In The Glass Menagerie, Tom lives with his mother and disabled sister and works at a job that he hates to help support them. But he spends most of his home life arguing with his mother and goes to the movies every night to get away from his family.
That sounds a bit selfish, doesn't it?
But in reality, Tom's mother is the cause for most of their arguments because she dismisses the things that are so important to him. Tom enjoys poetry and has dreams of living an adventurous life and seeing the world — all of which are qualities Tom inherited from his father, who walked out on the family. Tom's mother vilifies her estranged husband and his wanderlust, and therefore sees these traits in Tom as the root of his discontent. Tom's mother even confiscates some of the books that Tom buys with his own money in an attempt to get him to settle into what she considers a more "normal" life.
At the end of the play, Tom's mother again reminds him that he is a selfish dreamer who never thinks about his "mother deserted and an unmarried sister who's crippled and has no job." Having had enough, Tom does finally walk out on them, but then tells the audience that he could never forget his sister. Wherever he goes, he still thinks about her.

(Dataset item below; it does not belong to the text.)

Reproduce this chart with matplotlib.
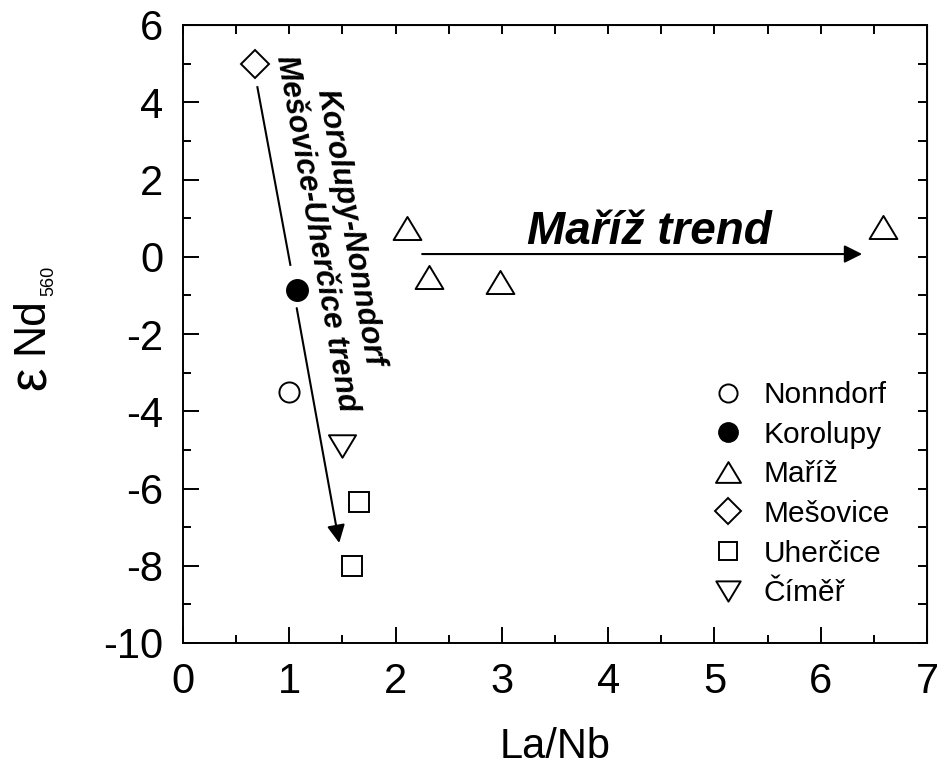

This makes it clear that Tom's leaving wasn't a selfish act. He didn't want to live his life working in a shoe factory, watching his intellect and his dreams and his creativity slowly draining away. Tom recognized that he had to leave to save himself. It was an act of self-preservation. He knew that if he stayed, he would be destroyed as an artist. But as an artist, and as a sensitive man, he has never been able to forget his life — and especially the delicate charm and loveliness of his sister.